Um Arbeitsplätze zu sichern, um Know-how aufzubauen und um wettbewerbsfähig zu bleiben, baut VW neue Geschäftsfelder auf oder bereitet sie zumindest vor. In Salzgitter zieht das Unternehmen aus dem Konzern 270 Experten zusammen, um dort eine Pilotanlage für die Fertigung von Batteriezellen zu errichten. VW will lernen, wie die Produktion funktioniert und wie sie wirtschaftlich gestaltet werden kann. Dafür gibt es zwei Gründe: Bei E-Autos entfällt etwa ein Drittel der Wertschöpfung auf die Batterie – mit ihr lässt sich also ordentlich verdienen. Außerdem will der Autobauer nicht in die Abhängigkeit von Zulieferern geraten. Fest scheint zu stehen, dass VW mit einem Partner in die Fertigung von Batteriezellen einsteigt. Ob diese Fabrik in Salzgitter gebaut wird, ist nach Angaben von Stefan Sommer, Konzernvorstand für Beschaffung und Komponente, noch nicht entschieden.
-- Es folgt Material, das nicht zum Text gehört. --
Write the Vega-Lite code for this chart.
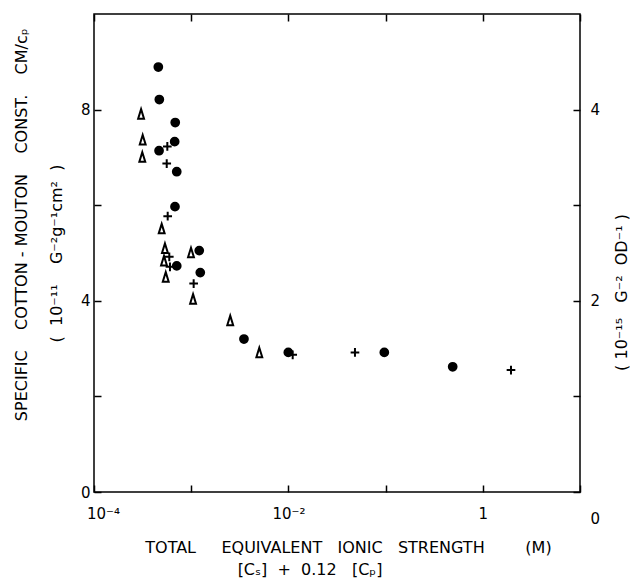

In diesem Jahr soll in Salzgitter zudem eine Testanlage für das Batterie-Recycling aufgebaut werden. Das Ziel: 97 Prozent der Rohstoffe sollen wiedergewonnen werden. Geht das Konzept auf, könnten also aus alten Batterien zu einem Großteil neue entstehen.

Die Transformation wird laut Schmall dazu führen, dass sich VW aus wirtschaftlichen Gründen von Teilen der Fertigung trennt. Diese Teile sollen künftig von Zulieferern kommen. Wolfsburg werde etwa die Fertigung von Stahlrädern verlieren, Braunschweig die Kunststoff-Produktion, Hannover die Wärmetauscher-Fertigung. In der Landeshauptstadt seien davon 400 Arbeitsplätze betroffen, sagte Schmall. Um diesen Mitarbeitern eine Perspektive zu bieten, sollen in Hannover künftig Ladestationen gebaut werden – für die heimische Garage etwa oder auch mobile wiederaufladbare Stationen, an denen bis zu vier Autos Strom „tanken“ können.

Das Feld E-Mobilität wird nur ein Standbein der neuen Komponenten-Marke sein. Hinzu kommen die Geschäftsfelder Motor und Gießerei, Getriebe und E-Antriebe, Fahrwerk sowie Sitze. Sie arbeiten markenübergreifend und sind für ihre Komponenten von der Entwicklung bis zur Produktion verantwortlich. So will VW Kosten sparen. Als wirtschaftliches Ziel steht eine Rendite von 6 Prozent. Auch das wäre ein Wandel – nach oben.